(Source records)
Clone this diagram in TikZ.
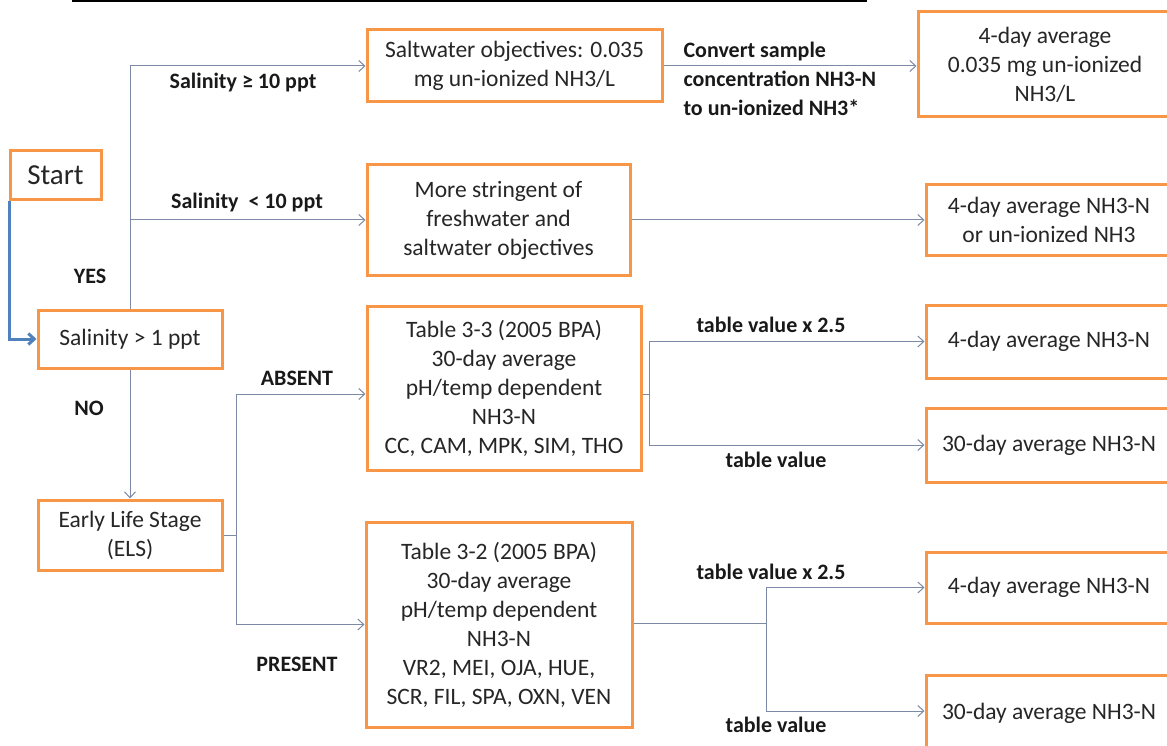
\documentclass[tikz,border=0pt]{standalone}
\usepackage{fontspec}
\setmainfont{Carlito}
\usepackage{xcolor}
\usepackage{tikz}
\definecolor{boxorange}{RGB}{247, 150, 70}
\definecolor{linkgray}{RGB}{125, 138, 165}
\definecolor{startblue}{RGB}{79, 129, 189}
\usetikzlibrary{arrows.meta, positioning, calc}

\begin{document}
\begin{tikzpicture}[
    x=1pt, y=-1pt,
    box/.style={rectangle, draw=boxorange, line width=3pt, fill=white, align=center, text=black!85, font=\fontsize{23.5}{29}\selectfont, inner sep=2pt},
    link/.style={draw=linkgray, line width=1pt, -{Straight Barb[length=6pt, width=11pt]}},
    tag/.style={font=\fontsize{22}{29}\selectfont\bfseries, text=black!90}
]
    \useasboundingbox (0,0) rectangle (1167,746);
    \clip (0,0) rectangle (1167,746);

    % Rule at the top
    \draw[line width=2.5pt] (72,1) -- (867,1);

    % Left column
    \node[box, minimum width=91pt, minimum height=49pt, font=\fontsize{29}{34}\selectfont] (start) at (55.5,175.5) {Start};
    \node[box, minimum width=184pt, minimum height=58pt] (sal1) at (130,339) {Salinity > 1 ppt};
    \node[box, minimum width=184pt, minimum height=70pt] (els) at (130,535) {Early Life Stage\\(ELS)};

    % Objectives
    \node[box, minimum width=295pt, minimum height=72pt] (salt) at (514.5,66) {Saltwater objectives: 0.035\\mg un-ionized NH3/L};
    \node[box, minimum width=263pt, minimum height=110pt] (strict) at (498.5,220) {More stringent of\\freshwater and\\saltwater objectives};
    \node[box, minimum width=274pt, minimum height=164pt] (t33) at (504,388) {Table 3-3 (2005 BPA)\\30-day average\\pH/temp dependent\\NH3-N\\CC, CAM, MPK, SIM, THO};
    \node[box, minimum width=266pt, minimum height=205pt] (t32) at (499,624.5) {Table 3-2 (2005 BPA)\\30-day average\\pH/temp dependent\\NH3-N\\VR2, MEI, OJA, HUE,\\SCR, FIL, SPA, OXN, VEN};

    % Results
    \node[box, minimum width=254pt, minimum height=105pt] (avg4a) at (1045,64.5) {4-day average\\0.035 mg un-ionized\\NH3/L};
    \node[box, minimum width=246pt, minimum height=70pt] (avg4b) at (1049,220) {4-day average NH3-N\\or un-ionized NH3};
    \node[box, minimum width=246pt, minimum height=73pt] (t33a) at (1049,341.5) {4-day average NH3-N};
    \node[box, minimum width=246pt, minimum height=74pt] (t33b) at (1049,445) {30-day average NH3-N};
    \node[box, minimum width=246pt, minimum height=71pt] (t32a) at (1049,587.5) {4-day average NH3-N};
    \node[box, minimum width=246pt, minimum height=76pt] (t32b) at (1049,713) {30-day average NH3-N};

    % Connectors
    \draw[startblue, line width=3pt, -{Straight Barb[length=6pt, width=11pt]}] ([xshift=1pt]start.south west) |- (sal1.west);
    \draw[link] (sal1.north) |- (salt.west);
    \draw[link] (sal1.north) |- (strict.west);
    \draw[link] (sal1.south) -- (els.north);
    \draw[link] (salt.east) -- (salt.east -| avg4a.west);
    \draw[link] (strict.east) -- (avg4b.west);

    \coordinate (elsfork) at (236,535);
    \draw[link, -] (els.east) -- (elsfork);
    \draw[link] (elsfork) |- ([yshift=-6pt]t33.west);
    \draw[link] (elsfork) |- (t32.west);

    \coordinate (fork33) at (649,394);
    \draw[link, -] ([yshift=-6pt]t33.east) -- (fork33);
    \draw[link] (fork33) |- (t33a.west);
    \draw[link] (fork33) |- (t33b.west);

    \coordinate (fork32) at (766,623);
    \draw[link, -] (t32.east |- fork32) -- (fork32);
    \draw[link] (fork32) |- (t32a.west);
    \draw[link] (fork32) |- ([yshift=2pt]t32b.west);

    % Labels
    \node[tag] (lgeq) at (243,83) {Salinity ≥ 10 ppt};
    \node[tag] (llt) at (247,203) {Salinity\ \ < 10 ppt};
    \node[tag] (lyes) at (90,276) {YES};
    \node[tag] (lno) at (89,408) {NO};
    \node[tag] (labs) at (297,378) {ABSENT};
    \node[tag] (lpres) at (297,664) {PRESENT};
    \node[tag, anchor=west, align=left] (lconv) at (680,79) {Convert sample\\concentration NH3-N\\to un-ionized NH3*};
    \node[tag] (lx33) at (771,325) {table value x 2.5};
    \node[tag] (lv33) at (776,460) {table value};
    \node[tag] (lx32) at (771,572) {table value x 2.5};
    \node[tag] (lv32) at (776,725) {table value};
\end{tikzpicture}
\end{document}
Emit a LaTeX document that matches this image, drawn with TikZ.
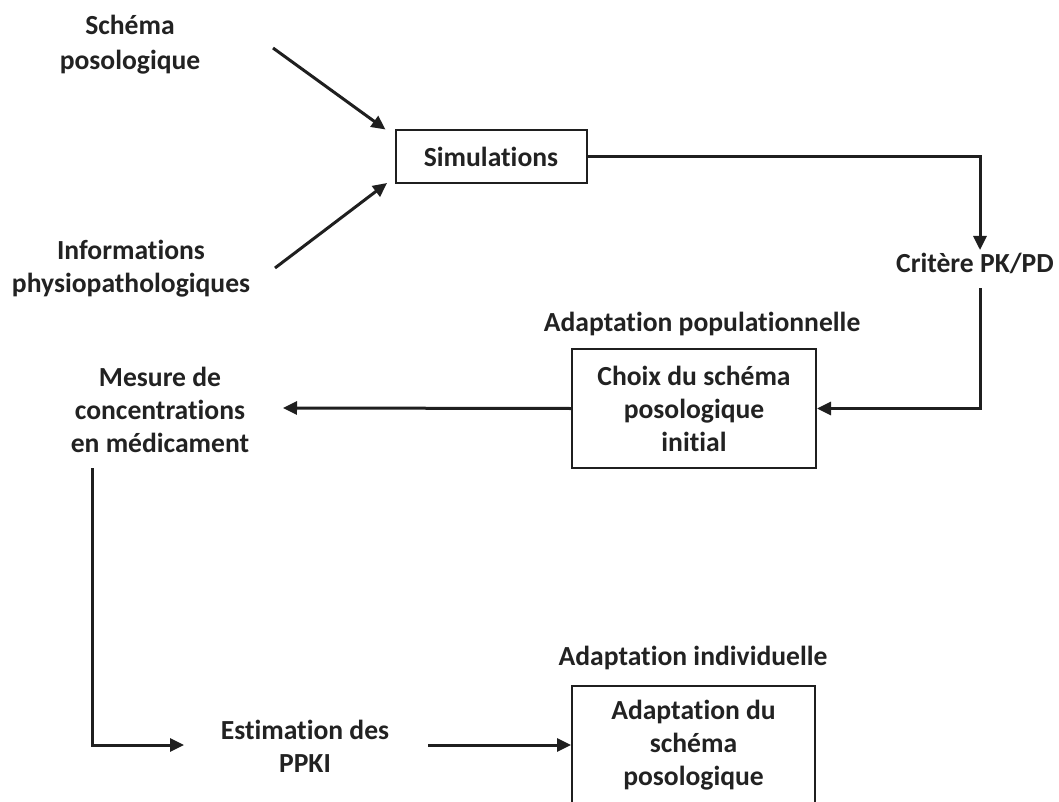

**DIRECTION:**
Check each line of the records for "this" and copy the ones that contain it.

**TASK OUTPUT:**
Clone this diagram in TikZ.
Emit a LaTeX document that matches this image, drawn with TikZ.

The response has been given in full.